Print the entries below exactly as they appear, from the first line up to and including the line with "0.000134, 0.000048, 0.000016, 0.0000051, 0.0000015]". Do not print any pictures.

(Records with drawing code)
· · ·

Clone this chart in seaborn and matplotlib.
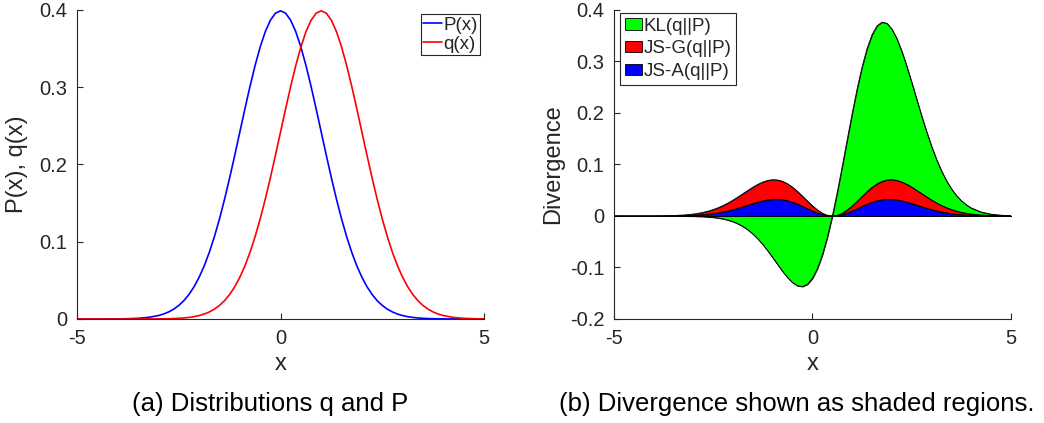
import numpy as np
import matplotlib
matplotlib.use("Agg")
import matplotlib.pyplot as plt
import seaborn as sns
from matplotlib.patches import Patch

# ---- data ----
x = np.concatenate([np.arange(-5, -3, 0.25),
                    np.arange(-3, 4.001, 0.125),
                    np.arange(4.25, 5.001, 0.25)])

p_x = [0.0000015, 0.0000051, 0.000016, 0.000048, 0.000134, 0.000353, 0.000873, 0.002029,
       0.004432, 0.006398, 0.009094, 0.012724, 0.017528, 0.023772, 0.031740, 0.041721,
       0.053991, 0.068787, 0.086277, 0.106538, 0.129518, 0.155012, 0.182649, 0.211877,
       0.241971, 0.272055, 0.301137, 0.328161, 0.352065, 0.371855, 0.386668, 0.395838,
       0.398942, 0.395838, 0.386668, 0.371855, 0.352065, 0.328161, 0.301137, 0.272055,
       0.241971, 0.211877, 0.182649, 0.155012, 0.129518, 0.106538, 0.086277, 0.068787,
       0.053991, 0.041721, 0.031740, 0.023772, 0.017528, 0.012724, 0.009094, 0.006398,
       0.004432, 0.003022, 0.002029, 0.001341, 0.000873, 0.000559, 0.000353, 0.000219,
       0.000134, 0.000048, 0.000016, 0.0000051, 0.0000015]

q_x = [0.0, 0.00000002, 0.0000001, 0.0000004, 0.0000015, 0.0000051, 0.000016, 0.000048,
       0.000134, 0.000219, 0.000353, 0.000559, 0.000873, 0.001341, 0.002029, 0.003022,
       0.004432, 0.006398, 0.009094, 0.012724, 0.017528, 0.023772, 0.031740, 0.041721,
       0.053991, 0.068787, 0.086277, 0.106538, 0.129518, 0.155012, 0.182649, 0.211877,
       0.241971, 0.272055, 0.301137, 0.328161, 0.352065, 0.371855, 0.386668, 0.395838,
       0.398942, 0.395838, 0.386668, 0.371855, 0.352065, 0.328161, 0.301137, 0.272055,
       0.241971, 0.211877, 0.182649, 0.155012, 0.129518, 0.106538, 0.086277, 0.068787,
       0.053991, 0.041721, 0.031740, 0.023772, 0.017528, 0.012724, 0.009094, 0.006398,
       0.004432, 0.002029, 0.000873, 0.000353, 0.000134]

kl = [0.0, -0.0000001, -0.0000005, -0.000002, -0.0000068, -0.000022, -0.000064, -0.00018,
      -0.00047, -0.00074, -0.00115, -0.00175, -0.00262, -0.00386, -0.00558, -0.00793,
      -0.01108, -0.01520, -0.02046, -0.02704, -0.03506, -0.04457, -0.05555, -0.06780,
      -0.08099, -0.09458, -0.10785, -0.11986, -0.12952, -0.13564, -0.13699, -0.13242,
      -0.12099, -0.10202, -0.07528, -0.04102, 0.0, 0.04648, 0.09667, 0.14844,
      0.19947, 0.24740, 0.29000, 0.32537, 0.35207, 0.36918, 0.37642, 0.37408,
      0.36296, 0.34430, 0.31964, 0.29065, 0.25904, 0.22639, 0.19412, 0.16337,
      0.13498, 0.10952, 0.08729, 0.06834, 0.05258, 0.03976, 0.02956, 0.02159,
      0.01551, 0.00761, 0.00349, 0.00150, 0.00060]

js_g = [0.0, 0.00001, 0.00002, 0.00006, 0.00015, 0.00037, 0.00086, 0.00186,
        0.00376, 0.00521, 0.00710, 0.00950, 0.01249, 0.01612, 0.02043, 0.02540,
        0.03097, 0.03704, 0.04342, 0.04984, 0.05600, 0.06152, 0.06602, 0.06913,
        0.07049, 0.06987, 0.06714, 0.06233, 0.05564, 0.04743, 0.03825, 0.02874,
        0.01962, 0.01161, 0.00535, 0.00137, 0.0, 0.00137, 0.00535, 0.01161,
        0.01962, 0.02874, 0.03825, 0.04743, 0.05564, 0.06233, 0.06714, 0.06987,
        0.07049, 0.06913, 0.06602, 0.06152, 0.05600, 0.04984, 0.04342, 0.03704,
        0.03097, 0.02540, 0.02043, 0.01612, 0.01249, 0.00950, 0.00710, 0.00521,
        0.00376, 0.00186, 0.00086, 0.00037, 0.00015]

js_a = [0.0, 0.00001, 0.00001, 0.00002, 0.00004, 0.00011, 0.00027, 0.00061,
        0.00128, 0.00181, 0.00252, 0.00345, 0.00462, 0.00609, 0.00787, 0.00998,
        0.01240, 0.01512, 0.01804, 0.02109, 0.02410, 0.02692, 0.02935, 0.03120,
        0.03227, 0.03242, 0.03155, 0.02962, 0.02672, 0.02299, 0.01869, 0.01414,
        0.00971, 0.00577, 0.00267, 0.00068, 0.0, 0.00068, 0.00267, 0.00577,
        0.00971, 0.01414, 0.01869, 0.02299, 0.02672, 0.02962, 0.03155, 0.03242,
        0.03227, 0.03120, 0.02935, 0.02692, 0.02410, 0.02109, 0.01804, 0.01512,
        0.01240, 0.00998, 0.00787, 0.00609, 0.00462, 0.00345, 0.00252, 0.00181,
        0.00128, 0.00061, 0.00027, 0.00011, 0.00004]

x_ticks = [-5, 0, 5]
x_tick_labels = ["-5", "0", "5"]
left_y_ticks = [0, 0.1, 0.2, 0.3, 0.4]
left_y_tick_labels = ["0", "0.1", "0.2", "0.3", "0.4"]
right_y_ticks = [-0.2, -0.1, 0, 0.1, 0.2, 0.3, 0.4]
right_y_tick_labels = ["-0.2", "-0.1", "0", "0.1", "0.2", "0.3", "0.4"]

# ---- style ----
sns.set_theme(style="ticks")
plt.rcParams["font.family"] = ["Liberation Sans", "DejaVu Sans"]
axcol = "#262626"

fig = plt.figure(figsize=(10.44, 4.23), dpi=100)
ax1 = fig.add_axes([0.0738, 0.2459, 0.3898, 0.7305])
ax2 = fig.add_axes([0.5881, 0.2459, 0.3803, 0.7305])


def style_axis(ax):
    for s in ["top", "right"]:
        ax.spines[s].set_visible(False)
    for s in ["left", "bottom"]:
        ax.spines[s].set_color(axcol)
        ax.spines[s].set_linewidth(0.8)
    ax.tick_params(direction="in", length=4, width=0.8, color=axcol,
                   labelsize=14.5, labelcolor=axcol, pad=7)


# ---- left panel ----
sns.lineplot(x=x, y=p_x, color=(0, 0, 1), lw=1.2, ax=ax1, label="P(x)")
sns.lineplot(x=x, y=q_x, color=(1, 0, 0), lw=1.2, ax=ax1, label="q(x)")
ax1.set_xlim(-5, 5)
ax1.set_ylim(0, 0.4)
ax1.set_xticks(x_ticks, x_tick_labels)
ax1.set_yticks(left_y_ticks, left_y_tick_labels)
style_axis(ax1)
ax1.set_xlabel("x", fontsize=17, color=axcol, labelpad=4)
ax1.set_ylabel("P(x), q(x)", fontsize=17, color=axcol, labelpad=8)
leg1 = ax1.legend(loc="upper right", fontsize=13.5, handlelength=1.0,
                  handletextpad=0.05, borderpad=0.15, labelspacing=0.1,
                  borderaxespad=0.2, fancybox=False, framealpha=1,
                  edgecolor=axcol)
leg1.get_frame().set_linewidth(0.8)

# ---- right panel ----
ax2.fill_between(x, 0, kl, facecolor=(0, 1, 0), edgecolor="black", lw=0.6)
ax2.fill_between(x, 0, js_g, facecolor=(1, 0, 0), edgecolor="black", lw=0.6)
ax2.fill_between(x, 0, js_a, facecolor=(0, 0, 1), edgecolor="black", lw=0.6)
sns.lineplot(x=x, y=kl, color="black", lw=0.6, ax=ax2)
sns.lineplot(x=x, y=js_g, color="black", lw=0.6, ax=ax2)
sns.lineplot(x=x, y=js_a, color="black", lw=0.6, ax=ax2)
ax2.set_xlim(-5, 5)
ax2.set_ylim(-0.2, 0.4)
ax2.set_xticks(x_ticks, x_tick_labels)
ax2.set_yticks(right_y_ticks, right_y_tick_labels)
style_axis(ax2)
ax2.set_xlabel("x", fontsize=17, color=axcol, labelpad=4)
ax2.set_ylabel("Divergence", fontsize=17, color=axcol, labelpad=4)
handles = [Patch(facecolor=(0, 1, 0), edgecolor="black", lw=0.6),
           Patch(facecolor=(1, 0, 0), edgecolor="black", lw=0.6),
           Patch(facecolor=(0, 0, 1), edgecolor="black", lw=0.6)]
leg2 = ax2.legend(handles, ["KL(q||P)", "JS-G(q||P)", "JS-A(q||P)"],
                  loc="upper left", bbox_to_anchor=(0.015, 0.99),
                  fontsize=13.5, handlelength=0.95, handleheight=0.55,
                  handletextpad=0.05, borderpad=0.25, labelspacing=0.3,
                  borderaxespad=0.0, fancybox=False, framealpha=1,
                  edgecolor=axcol)
leg2.get_frame().set_linewidth(0.8)

# ---- captions ----
fig.text(270 / 1044, 1 - 404 / 423, "(a) Distributions q and P",
         ha="center", va="center", fontsize=18.5, color="black")
fig.text(797 / 1044, 1 - 404 / 423, "(b) Divergence shown as shaded regions.",
         ha="center", va="center", fontsize=18.5, color="black")

fig.savefig("out.png", dpi=100)
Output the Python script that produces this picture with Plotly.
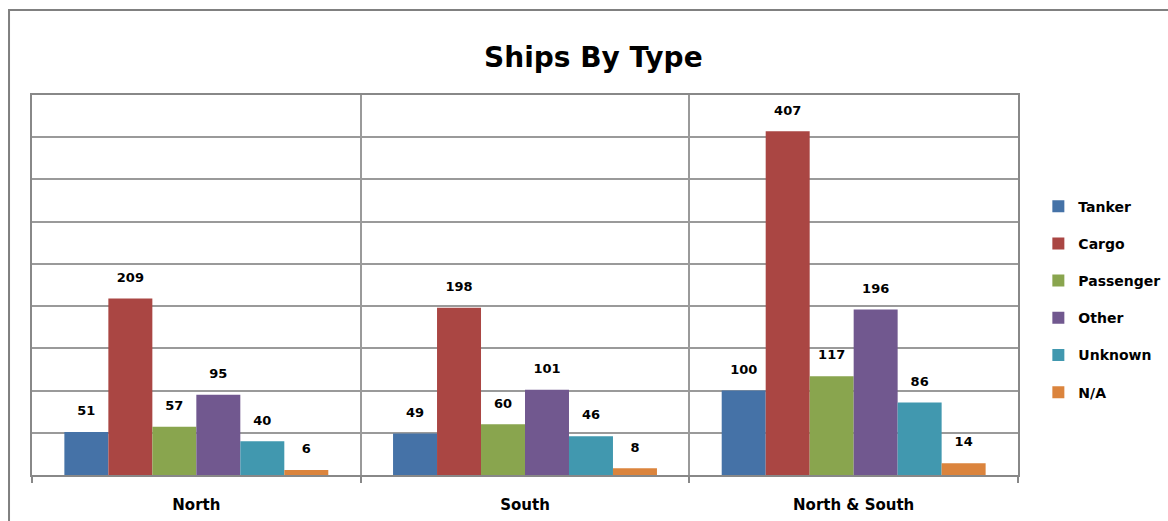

· · ·

The completed task =
Clone this chart in seaborn and matplotlib.
import numpy as np
import matplotlib
matplotlib.use("Agg")
import matplotlib.pyplot as plt
import seaborn as sns
from matplotlib.patches import Patch

# ---- data ----
x = np.concatenate([np.arange(-5, -3, 0.25),
                    np.arange(-3, 4.001, 0.125),
                    np.arange(4.25, 5.001, 0.25)])

p_x = [0.0000015, 0.0000051, 0.000016, 0.000048, 0.000134, 0.000353, 0.000873, 0.002029,
       0.004432, 0.006398, 0.009094, 0.012724, 0.017528, 0.023772, 0.031740, 0.041721,
       0.053991, 0.068787, 0.086277, 0.106538, 0.129518, 0.155012, 0.182649, 0.211877,
       0.241971, 0.272055, 0.301137, 0.328161, 0.352065, 0.371855, 0.386668, 0.395838,
       0.398942, 0.395838, 0.386668, 0.371855, 0.352065, 0.328161, 0.301137, 0.272055,
       0.241971, 0.211877, 0.182649, 0.155012, 0.129518, 0.106538, 0.086277, 0.068787,
       0.053991, 0.041721, 0.031740, 0.023772, 0.017528, 0.012724, 0.009094, 0.006398,
       0.004432, 0.003022, 0.002029, 0.001341, 0.000873, 0.000559, 0.000353, 0.000219,
       0.000134, 0.000048, 0.000016, 0.0000051, 0.0000015]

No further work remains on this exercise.